----- AVAILABLE DATA -----

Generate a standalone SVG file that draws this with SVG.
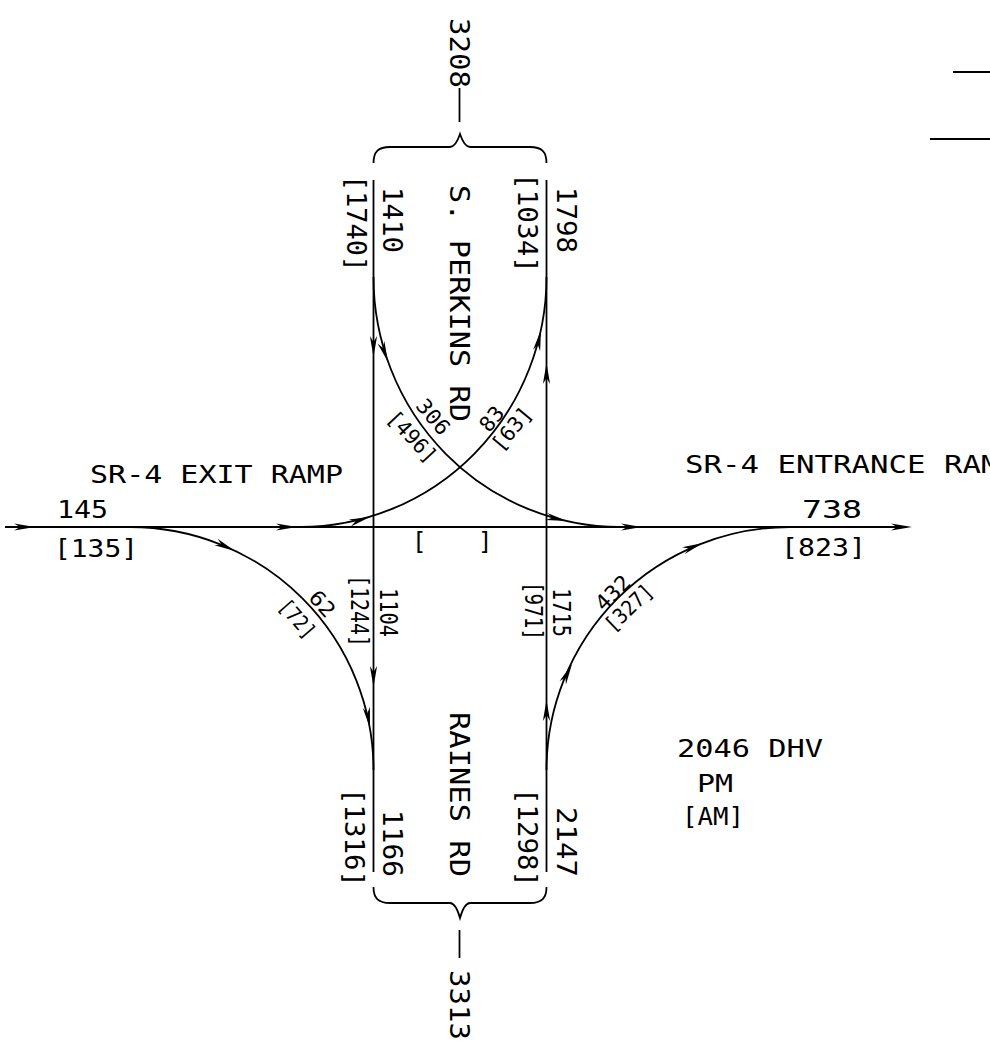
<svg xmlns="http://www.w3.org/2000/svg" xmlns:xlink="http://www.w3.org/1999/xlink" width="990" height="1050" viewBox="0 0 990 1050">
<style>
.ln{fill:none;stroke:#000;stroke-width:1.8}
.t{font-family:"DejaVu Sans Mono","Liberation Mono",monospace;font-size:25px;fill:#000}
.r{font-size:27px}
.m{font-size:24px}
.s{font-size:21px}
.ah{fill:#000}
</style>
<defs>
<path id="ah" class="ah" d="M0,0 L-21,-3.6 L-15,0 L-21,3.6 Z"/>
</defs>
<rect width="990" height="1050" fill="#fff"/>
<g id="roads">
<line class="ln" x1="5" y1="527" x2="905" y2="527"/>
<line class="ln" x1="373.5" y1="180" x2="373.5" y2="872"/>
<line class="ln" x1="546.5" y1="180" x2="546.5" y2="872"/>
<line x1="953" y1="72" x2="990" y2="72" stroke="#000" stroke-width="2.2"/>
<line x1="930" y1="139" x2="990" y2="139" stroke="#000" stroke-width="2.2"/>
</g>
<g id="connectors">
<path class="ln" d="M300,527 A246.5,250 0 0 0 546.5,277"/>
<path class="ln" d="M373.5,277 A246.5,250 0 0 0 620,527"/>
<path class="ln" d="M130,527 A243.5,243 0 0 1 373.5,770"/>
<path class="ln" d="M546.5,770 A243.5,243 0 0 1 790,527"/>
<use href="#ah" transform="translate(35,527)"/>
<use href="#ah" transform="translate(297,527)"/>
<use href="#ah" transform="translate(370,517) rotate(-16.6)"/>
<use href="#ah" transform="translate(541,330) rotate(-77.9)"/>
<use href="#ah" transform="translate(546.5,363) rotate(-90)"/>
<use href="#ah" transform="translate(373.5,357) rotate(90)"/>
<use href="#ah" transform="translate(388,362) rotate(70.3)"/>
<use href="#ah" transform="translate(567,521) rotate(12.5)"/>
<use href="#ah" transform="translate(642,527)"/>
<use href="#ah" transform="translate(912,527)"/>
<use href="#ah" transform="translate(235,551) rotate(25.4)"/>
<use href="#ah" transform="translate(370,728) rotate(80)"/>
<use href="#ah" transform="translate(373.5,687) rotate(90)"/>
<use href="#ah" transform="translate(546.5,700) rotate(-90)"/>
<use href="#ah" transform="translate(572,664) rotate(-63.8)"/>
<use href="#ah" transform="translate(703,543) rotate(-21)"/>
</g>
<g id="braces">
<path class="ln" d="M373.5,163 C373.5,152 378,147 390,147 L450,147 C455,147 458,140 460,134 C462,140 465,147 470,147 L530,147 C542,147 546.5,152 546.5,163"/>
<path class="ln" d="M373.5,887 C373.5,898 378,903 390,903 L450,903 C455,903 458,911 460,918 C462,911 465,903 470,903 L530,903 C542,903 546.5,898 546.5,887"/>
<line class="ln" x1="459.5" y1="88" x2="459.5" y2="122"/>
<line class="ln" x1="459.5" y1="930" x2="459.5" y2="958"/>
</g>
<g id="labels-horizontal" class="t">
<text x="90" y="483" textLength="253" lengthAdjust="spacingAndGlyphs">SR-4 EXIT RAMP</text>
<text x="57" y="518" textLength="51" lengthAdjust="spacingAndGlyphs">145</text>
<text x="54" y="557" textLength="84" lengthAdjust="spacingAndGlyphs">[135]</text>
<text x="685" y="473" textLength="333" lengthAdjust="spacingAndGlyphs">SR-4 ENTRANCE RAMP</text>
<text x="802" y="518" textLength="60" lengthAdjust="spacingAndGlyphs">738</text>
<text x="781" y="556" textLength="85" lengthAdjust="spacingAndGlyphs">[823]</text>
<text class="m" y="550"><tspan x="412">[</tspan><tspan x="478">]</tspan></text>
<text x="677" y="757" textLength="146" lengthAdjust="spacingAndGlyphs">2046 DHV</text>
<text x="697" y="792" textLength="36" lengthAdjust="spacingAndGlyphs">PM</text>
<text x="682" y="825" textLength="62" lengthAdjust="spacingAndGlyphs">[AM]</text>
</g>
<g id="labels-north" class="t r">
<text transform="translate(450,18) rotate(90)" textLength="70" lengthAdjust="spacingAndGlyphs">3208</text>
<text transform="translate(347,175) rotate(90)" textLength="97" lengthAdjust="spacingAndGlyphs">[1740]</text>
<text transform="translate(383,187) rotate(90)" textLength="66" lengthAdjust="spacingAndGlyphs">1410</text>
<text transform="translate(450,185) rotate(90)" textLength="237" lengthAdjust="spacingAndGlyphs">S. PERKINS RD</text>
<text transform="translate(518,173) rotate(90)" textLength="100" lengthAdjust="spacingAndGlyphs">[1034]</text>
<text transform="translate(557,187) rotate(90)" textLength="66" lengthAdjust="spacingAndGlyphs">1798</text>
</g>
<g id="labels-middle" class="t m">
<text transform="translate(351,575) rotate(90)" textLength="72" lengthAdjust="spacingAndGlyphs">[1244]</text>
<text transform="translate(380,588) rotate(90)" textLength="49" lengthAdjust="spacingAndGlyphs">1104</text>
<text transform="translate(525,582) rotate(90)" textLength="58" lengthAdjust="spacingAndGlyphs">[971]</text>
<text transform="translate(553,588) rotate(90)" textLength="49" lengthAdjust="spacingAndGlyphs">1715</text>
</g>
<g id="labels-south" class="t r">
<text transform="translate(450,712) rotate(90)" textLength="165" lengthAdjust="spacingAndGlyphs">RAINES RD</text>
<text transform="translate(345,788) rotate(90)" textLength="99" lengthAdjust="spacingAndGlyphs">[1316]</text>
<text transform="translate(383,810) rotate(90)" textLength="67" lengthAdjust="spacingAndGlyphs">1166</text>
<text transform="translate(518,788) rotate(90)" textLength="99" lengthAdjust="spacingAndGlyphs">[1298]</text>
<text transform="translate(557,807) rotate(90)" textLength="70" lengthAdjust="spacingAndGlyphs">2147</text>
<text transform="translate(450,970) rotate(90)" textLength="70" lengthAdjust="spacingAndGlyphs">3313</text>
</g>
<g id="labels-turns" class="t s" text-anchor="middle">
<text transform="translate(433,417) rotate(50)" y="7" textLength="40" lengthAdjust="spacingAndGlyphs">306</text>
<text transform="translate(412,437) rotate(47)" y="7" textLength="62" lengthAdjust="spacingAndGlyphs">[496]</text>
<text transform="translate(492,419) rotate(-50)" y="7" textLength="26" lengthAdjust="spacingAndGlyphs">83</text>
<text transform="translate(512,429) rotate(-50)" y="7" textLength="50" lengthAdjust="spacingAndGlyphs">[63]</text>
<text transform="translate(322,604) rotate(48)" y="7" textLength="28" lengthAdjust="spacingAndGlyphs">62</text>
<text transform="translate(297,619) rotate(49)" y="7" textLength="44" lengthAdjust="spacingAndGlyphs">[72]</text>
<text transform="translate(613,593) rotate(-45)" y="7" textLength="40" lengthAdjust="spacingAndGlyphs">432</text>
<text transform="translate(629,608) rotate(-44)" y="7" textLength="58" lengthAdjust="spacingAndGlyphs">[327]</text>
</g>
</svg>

-----

◆ **GOAL**: From start to finish, output the listing exactly, but omit its pictures.

◆ **RESULT FOR THIS EXERCISE**:
Generate a standalone SVG file that draws this with SVG.
<svg xmlns="http://www.w3.org/2000/svg" xmlns:xlink="http://www.w3.org/1999/xlink" width="990" height="1050" viewBox="0 0 990 1050">
<style>
.ln{fill:none;stroke:#000;stroke-width:1.8}
.t{font-family:"DejaVu Sans Mono","Liberation Mono",monospace;font-size:25px;fill:#000}
.r{font-size:27px}
.m{font-size:24px}
.s{font-size:21px}
.ah{fill:#000}
</style>
<defs>
<path id="ah" class="ah" d="M0,0 L-21,-3.6 L-15,0 L-21,3.6 Z"/>
</defs>
<rect width="990" height="1050" fill="#fff"/>
<g id="roads">
<line class="ln" x1="5" y1="527" x2="905" y2="527"/>
<line class="ln" x1="373.5" y1="180" x2="373.5" y2="872"/>
<line class="ln" x1="546.5" y1="180" x2="546.5" y2="872"/>
<line x1="953" y1="72" x2="990" y2="72" stroke="#000" stroke-width="2.2"/>
<line x1="930" y1="139" x2="990" y2="139" stroke="#000" stroke-width="2.2"/>
</g>
<g id="connectors">
<path class="ln" d="M300,527 A246.5,250 0 0 0 546.5,277"/>
<path class="ln" d="M373.5,277 A246.5,250 0 0 0 620,527"/>
<path class="ln" d="M130,527 A243.5,243 0 0 1 373.5,770"/>
<path class="ln" d="M546.5,770 A243.5,243 0 0 1 790,527"/>
<use href="#ah" transform="translate(35,527)"/>
<use href="#ah" transform="translate(297,527)"/>
<use href="#ah" transform="translate(370,517) rotate(-16.6)"/>
<use href="#ah" transform="translate(541,330) rotate(-77.9)"/>
<use href="#ah" transform="translate(546.5,363) rotate(-90)"/>
<use href="#ah" transform="translate(373.5,357) rotate(90)"/>
<use href="#ah" transform="translate(388,362) rotate(70.3)"/>
<use href="#ah" transform="translate(567,521) rotate(12.5)"/>
<use href="#ah" transform="translate(642,527)"/>
<use href="#ah" transform="translate(912,527)"/>
<use href="#ah" transform="translate(235,551) rotate(25.4)"/>
<use href="#ah" transform="translate(370,728) rotate(80)"/>
<use href="#ah" transform="translate(373.5,687) rotate(90)"/>
<use href="#ah" transform="translate(546.5,700) rotate(-90)"/>
<use href="#ah" transform="translate(572,664) rotate(-63.8)"/>
<use href="#ah" transform="translate(703,543) rotate(-21)"/>
</g>
<g id="braces">
<path class="ln" d="M373.5,163 C373.5,152 378,147 390,147 L450,147 C455,147 458,140 460,134 C462,140 465,147 470,147 L530,147 C542,147 546.5,152 546.5,163"/>
<path class="ln" d="M373.5,887 C373.5,898 378,903 390,903 L450,903 C455,903 458,911 460,918 C462,911 465,903 470,903 L530,903 C542,903 546.5,898 546.5,887"/>
<line class="ln" x1="459.5" y1="88" x2="459.5" y2="122"/>
<line class="ln" x1="459.5" y1="930" x2="459.5" y2="958"/>
</g>
<g id="labels-horizontal" class="t">
<text x="90" y="483" textLength="253" lengthAdjust="spacingAndGlyphs">SR-4 EXIT RAMP</text>
<text x="57" y="518" textLength="51" lengthAdjust="spacingAndGlyphs">145</text>
<text x="54" y="557" textLength="84" lengthAdjust="spacingAndGlyphs">[135]</text>
<text x="685" y="473" textLength="333" lengthAdjust="spacingAndGlyphs">SR-4 ENTRANCE RAMP</text>
<text x="802" y="518" textLength="60" lengthAdjust="spacingAndGlyphs">738</text>
<text x="781" y="556" textLength="85" lengthAdjust="spacingAndGlyphs">[823]</text>
<text class="m" y="550"><tspan x="412">[</tspan><tspan x="478">]</tspan></text>
<text x="677" y="757" textLength="146" lengthAdjust="spacingAndGlyphs">2046 DHV</text>
<text x="697" y="792" textLength="36" lengthAdjust="spacingAndGlyphs">PM</text>
<text x="682" y="825" textLength="62" lengthAdjust="spacingAndGlyphs">[AM]</text>
</g>
<g id="labels-north" class="t r">
<text transform="translate(450,18) rotate(90)" textLength="70" lengthAdjust="spacingAndGlyphs">3208</text>
<text transform="translate(347,175) rotate(90)" textLength="97" lengthAdjust="spacingAndGlyphs">[1740]</text>
<text transform="translate(383,187) rotate(90)" textLength="66" lengthAdjust="spacingAndGlyphs">1410</text>
<text transform="translate(450,185) rotate(90)" textLength="237" lengthAdjust="spacingAndGlyphs">S. PERKINS RD</text>
<text transform="translate(518,173) rotate(90)" textLength="100" lengthAdjust="spacingAndGlyphs">[1034]</text>
<text transform="translate(557,187) rotate(90)" textLength="66" lengthAdjust="spacingAndGlyphs">1798</text>
</g>
<g id="labels-middle" class="t m">
<text transform="translate(351,575) rotate(90)" textLength="72" lengthAdjust="spacingAndGlyphs">[1244]</text>
<text transform="translate(380,588) rotate(90)" textLength="49" lengthAdjust="spacingAndGlyphs">1104</text>
<text transform="translate(525,582) rotate(90)" textLength="58" lengthAdjust="spacingAndGlyphs">[971]</text>
<text transform="translate(553,588) rotate(90)" textLength="49" lengthAdjust="spacingAndGlyphs">1715</text>
</g>
<g id="labels-south" class="t r">
<text transform="translate(450,712) rotate(90)" textLength="165" lengthAdjust="spacingAndGlyphs">RAINES RD</text>
<text transform="translate(345,788) rotate(90)" textLength="99" lengthAdjust="spacingAndGlyphs">[1316]</text>
<text transform="translate(383,810) rotate(90)" textLength="67" lengthAdjust="spacingAndGlyphs">1166</text>
<text transform="translate(518,788) rotate(90)" textLength="99" lengthAdjust="spacingAndGlyphs">[1298]</text>
<text transform="translate(557,807) rotate(90)" textLength="70" lengthAdjust="spacingAndGlyphs">2147</text>
<text transform="translate(450,970) rotate(90)" textLength="70" lengthAdjust="spacingAndGlyphs">3313</text>
</g>
<g id="labels-turns" class="t s" text-anchor="middle">
<text transform="translate(433,417) rotate(50)" y="7" textLength="40" lengthAdjust="spacingAndGlyphs">306</text>
<text transform="translate(412,437) rotate(47)" y="7" textLength="62" lengthAdjust="spacingAndGlyphs">[496]</text>
<text transform="translate(492,419) rotate(-50)" y="7" textLength="26" lengthAdjust="spacingAndGlyphs">83</text>
<text transform="translate(512,429) rotate(-50)" y="7" textLength="50" lengthAdjust="spacingAndGlyphs">[63]</text>
<text transform="translate(322,604) rotate(48)" y="7" textLength="28" lengthAdjust="spacingAndGlyphs">62</text>
<text transform="translate(297,619) rotate(49)" y="7" textLength="44" lengthAdjust="spacingAndGlyphs">[72]</text>
<text transform="translate(613,593) rotate(-45)" y="7" textLength="40" lengthAdjust="spacingAndGlyphs">432</text>
<text transform="translate(629,608) rotate(-44)" y="7" textLength="58" lengthAdjust="spacingAndGlyphs">[327]</text>
</g>
</svg>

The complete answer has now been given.